209 F2d 819 Higgins v. United States
209 F.2d 819
United States Court of Appeals District of Columbia Circuit.
Reargued November 23, 1953.
Decided January 28, 1954.
Mr. Curtis P. Mitchell, Washington, D. C., with whom Messrs. Frank D. Reeves, B. Dabney Fox, and William Beasley Harris, Washington, D. C., were on the brief, for appellant.
Mr. Samuel J. L'Hommedieu, Jr., Asst. U. S. Atty., Washington, D. C., with whom Messrs. Leo A. Rover, U. S. Atty., Thomas A. Flannery and William J. Peck, Asst. U. S. Attys., Washington, D. C., at time brief was filed, were on the brief, for appellee.
Mr. Lewis A. Carroll, Asst. U. S. Atty., Washington, D. C., entered an appearance for appellee.
Messrs. Charles M. Irelan, U. S. Atty., and William R. Glendon, Asst. U. S. Atty., Washington, D. C., at time record was filed, also entered appearances for appellee.
Before EDGERTON, WILBUR K. MILLER and WASHINGTON, Circuit Judges.
EDGERTON, Circuit Judge.
Appellant was convicted of unlawfully possessing marihuana. 26 U.S.C. § 2593(a), 53 Stat. 281. The drug was seized during a search of his room without a warrant. Seeds were found in a paper bag in a chest of drawers, and cigarettes in the pocket of a coat hanging in a closet. The seeds and cigarettes were introduced in evidence. The present question is whether appellant's motion to suppress the evidence, on the ground that the search was unlawful, should have been granted. The trial court, sitting without a jury, found that appellant consented to the search.1
At the hearing on the motion to suppress, a police sergeant testified: "* * I identified myself to him as a police officer and asked him if I couldn't talk to him in his room. * * * He stated that that was all right and asked me to accompany him to his room. * * * I told him then about the information that I had, that I had received from the various sources, and he denied this information, denied that he was engaged in any narcotic drug traffic. I asked him then if I could look around. He stated that I could, was perfectly welcome to look anywhere in his room that I wanted to." Another policeman gave similar testimony. All this was repeated in substance at the trial. Appellant testified at the trial that the officers arrested him in the street, took him to his room, and searched it without asking or receiving permission.

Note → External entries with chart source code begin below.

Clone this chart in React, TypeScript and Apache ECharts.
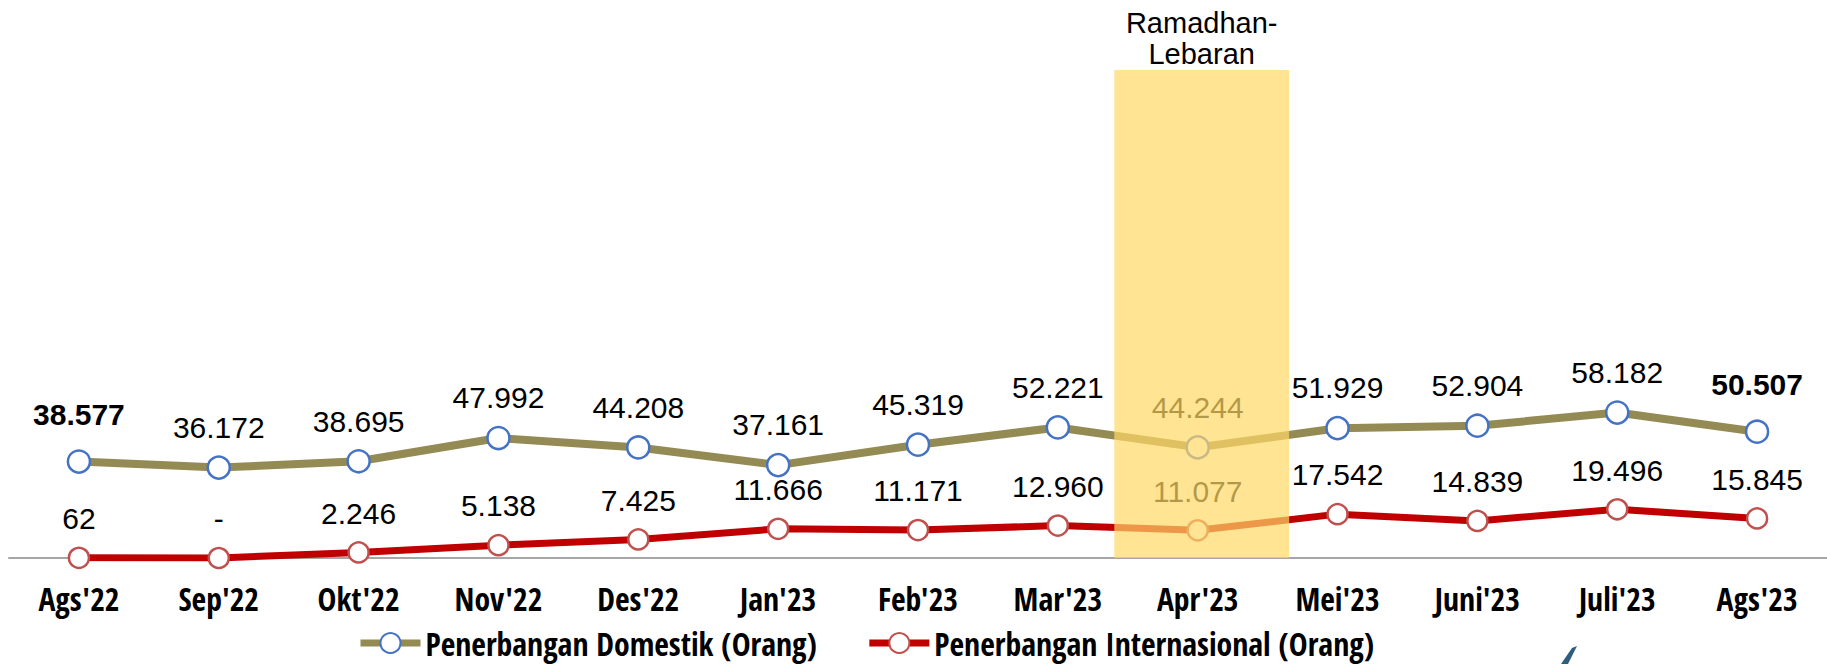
import React, { useEffect, useRef } from "react";
import * as echarts from "echarts";

const categories = ["Ags'22", "Sep'22", "Okt'22", "Nov'22", "Des'22", "Jan'23", "Feb'23", "Mar'23", "Apr'23", "Mei'23", "Juni'23", "Juli'23", "Ags'23"];
const domestik = [38577, 36172, 38695, 47992, 44208, 37161, 45319, 52221, 44244, 51929, 52904, 58182, 50507];
const internasional = [62, 0, 2246, 5138, 7425, 11666, 11171, 12960, 11077, 17542, 14839, 19496, 15845];
const highlightCategory = "Apr'23";
const highlightLabel = "Ramadhan-\nLebaran";
const seriesNames = ["Penerbangan Domestik (Orang)", "Penerbangan Internasional (Orang)"];

const SANS = "'Liberation Sans', Arial, sans-serif";

function fmt(n: number): string {
  if (n === 0) return "-";
  return String(n).replace(/\B(?=(\d{3})+(?!\d))/g, ".");
}

// choose the narrowest available bold sans so the legend text gets its reference width
function pickNarrowFont(): { family: string; size: number } {
  const ctx = document.createElement("canvas").getContext("2d");
  const sample = seriesNames[0];
  const targetWidth = 391;
  const cands = [
    "Liberation Sans Narrow",
    "Arial Narrow",
    "Noto Sans Condensed",
    "Noto Sans SemiCondensed",
    "Open Sans Condensed",
    "Roboto Condensed",
    "DejaVu Sans Condensed",
    "Liberation Sans",
  ];
  let best = { family: "'Liberation Sans', sans-serif", size: 26 };
  if (!ctx) return best;
  ctx.font = "bold 32px monospace";
  const w0 = ctx.measureText(sample).width;
  let bestSize = 0;
  for (const f of cands) {
    ctx.font = `bold 32px "${f}", monospace`;
    const w = ctx.measureText(sample).width;
    if (Math.abs(w - w0) < 0.5) continue;
    const s = Math.min(32 * (targetWidth / w), 32);
    if (s > bestSize + 0.3) {
      bestSize = s;
      best = { family: `'${f}', 'Liberation Sans', sans-serif`, size: Math.round(s * 10) / 10 };
    }
  }
  return best;
}

export default function App() {
  const ref = useRef<HTMLDivElement>(null);
  useEffect(() => {
    document.body.style.margin = "0";
    if (!ref.current) return;
    const nf = pickNarrowFont();
    const chart = echarts.init(ref.current, null, { renderer: "svg" });
    const last = domestik.length - 1;
    const legendH = Math.max(25, nf.size + 2);
    const option: any = {
      animation: false,
      backgroundColor: "#ffffff",
      grid: { left: 9, top: 70, width: 1823, height: 488 },
      xAxis: {
        type: "category",
        data: categories,
        boundaryGap: true,
        axisLine: { lineStyle: { color: "#A6A6A6", width: 2 } },
        axisTick: { show: false },
        axisLabel: {
          color: "#000",
          fontFamily: nf.family,
          fontWeight: "bold",
          fontSize: nf.size,
          lineHeight: nf.size + 2,
          margin: 40 - (nf.size + 2) / 2,
          interval: 0,
        },
      },
      yAxis: { type: "value", min: 0, max: 195200, show: false, splitLine: { show: false } },
      legend: {
        left: 352,
        top: 638 - legendH / 2,
        itemWidth: 60,
        itemHeight: 25,
        itemGap: 49,
        lineStyle: { width: 7 },
        itemStyle: { borderWidth: 2 },
        textStyle: {
          color: "#000",
          fontFamily: nf.family,
          fontWeight: "bold",
          fontSize: nf.size,
          lineHeight: nf.size + 2,
        },
        data: seriesNames,
      },
      series: [
        {
          name: seriesNames[0],
          type: "line",
          data: domestik.map((v, i) =>
            i === 0 || i === last
              ? { value: v, label: { fontWeight: "bold", distance: 20 } }
              : v
          ),
          symbol: "circle",
          symbolSize: 22,
          lineStyle: { color: "#948A54", width: 8 },
          itemStyle: { color: "#ffffff", borderColor: "#4472C4", borderWidth: 2.5 },
          label: {
            show: true,
            position: "top",
            distance: 13,
            color: "#000",
            fontFamily: SANS,
            fontSize: 30,
            formatter: (p: any) => fmt(p.value),
          },
          z: 3,
        },
        {
          name: seriesNames[1],
          type: "line",
          data: internasional,
          symbol: "circle",
          symbolSize: 20,
          lineStyle: { color: "#C00000", width: 7 },
          itemStyle: { color: "#ffffff", borderColor: "#C0504D", borderWidth: 2.5 },
          label: {
            show: true,
            position: "top",
            distance: 13,
            color: "#000",
            fontFamily: SANS,
            fontSize: 30,
            formatter: (p: any) => fmt(p.value),
          },
          z: 3,
        },
      ],
    };
    chart.setOption(option);

    const idx = categories.indexOf(highlightCategory);
    const cx = chart.convertToPixel({ xAxisIndex: 0 }, idx) as number;
    const c0 = chart.convertToPixel({ xAxisIndex: 0 }, 0) as number;
    const c1 = chart.convertToPixel({ xAxisIndex: 0 }, 1) as number;
    const band = c1 - c0;
    const yTop = chart.convertToPixel({ yAxisIndex: 0 }, 195200) as number;
    const yBot = chart.convertToPixel({ yAxisIndex: 0 }, 0) as number;
    const w = band * 1.25;
    chart.setOption({
      graphic: [
        {
          type: "rect",
          z: 100,
          silent: true,
          shape: { x: cx - w / 2 + 4, y: yTop, width: w, height: yBot - yTop },
          style: { fill: "rgba(255,217,102,0.7)" },
        },
        {
          type: "text",
          z: 100,
          x: cx + 4,
          y: 38,
          style: {
            text: highlightLabel,
            fill: "#000",
            font: "29px 'Liberation Sans', Arial, sans-serif",
            align: "center",
            verticalAlign: "middle",
            lineHeight: 31,
          },
        },
        {
          type: "polygon",
          z: 100,
          shape: { points: [[1561, 664], [1572, 648], [1577, 646], [1568, 664]] },
          style: { fill: "#2E5E7E" },
        },
      ],
    });
    return () => chart.dispose();
  }, []);
  return <div ref={ref} style={{ width: 1827, height: 664 }} />;
}
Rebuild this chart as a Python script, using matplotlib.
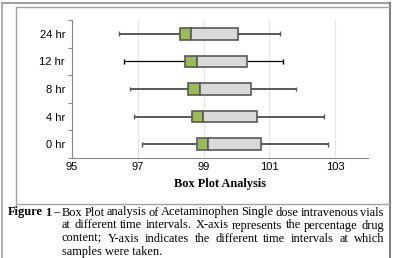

We assume for present purposes that the officers' testimony was true and the appellant's false. Even so, we think the record does not support the finding that appellant consented to the search. We think the motion to suppress should have been granted.
Words or acts that would show consent in some circumstances do not show it in others. "Non-resistance to the orders or suggestions of the police is not infrequent * * *; true consent, free of fear or pressure, is not so readily to be found." Judd v. United States, 89 U.S.App.D.C. 64, 66, 190 F. 2d 649, 651. If a valid confession precedes a search by police, permission may show true consent to the search. That was the situation in United States v. Mitchell, 322 U.S. 65, 64 S.Ct. 896, 88 L.Ed. 1140, on which appellee relies. But no sane man who denies his guilt would actually be willing that policemen search his room for contraband which is certain to be discovered. It follows that when police identify themselves as such, search a room, and find contraband in it, the occupant's words or signs of acquiescence in the search, accompanied by denial of guilt, do not show consent; at least in the absence of some extraordinary circumstance, such as ignorance that contraband is present. No such circumstance is shown here.
Johnson v. United States, 333 U.S. 10, 68 S.Ct. 367, 92 L.Ed. 436, illustrates the principle. There policemen knocked on a door and "a voice inside asked who was there. `Lieutenant Belland,' was the reply. There was a slight delay, some `shuffling or noise' in the room and then the defendant opened the door. The officer said, `I want to talk to you a little bit.' She then, as he describes it, `stepped back acquiescently and admitted us.'" 333 U.S. at page 12, 68 S.Ct. at page 368. The Supreme Court held that the search which followed was unlawful and the evidence seized should have been suppressed. The Court said: "Entry to defendant's living quarters, which was the beginning of the search, was demanded under color of office. It was granted in submission to authority rather than as an understanding and intentional waiver of a constitutional right." 333 U.S. at page 13, 68 S.Ct. at page 368. Cf. Gibson v. United States, 80 U.S.App.D.C. 81, 149 F.2d 381; Judd v. United States, supra; Nelson v. United States, 1953, 93 U.S.App.D.C. ___, 208 F.2d 505, certiorari denied 346 U. S. 827, 74 S.Ct. 48; Catalanotte v. United States, 6 Cir., 1953, 208 F.2d 264. We do not agree with United States v. MacLeod, 7 Cir., 1953, 207 F.2d 853.
1. The government does not contend that there was probable cause for the search.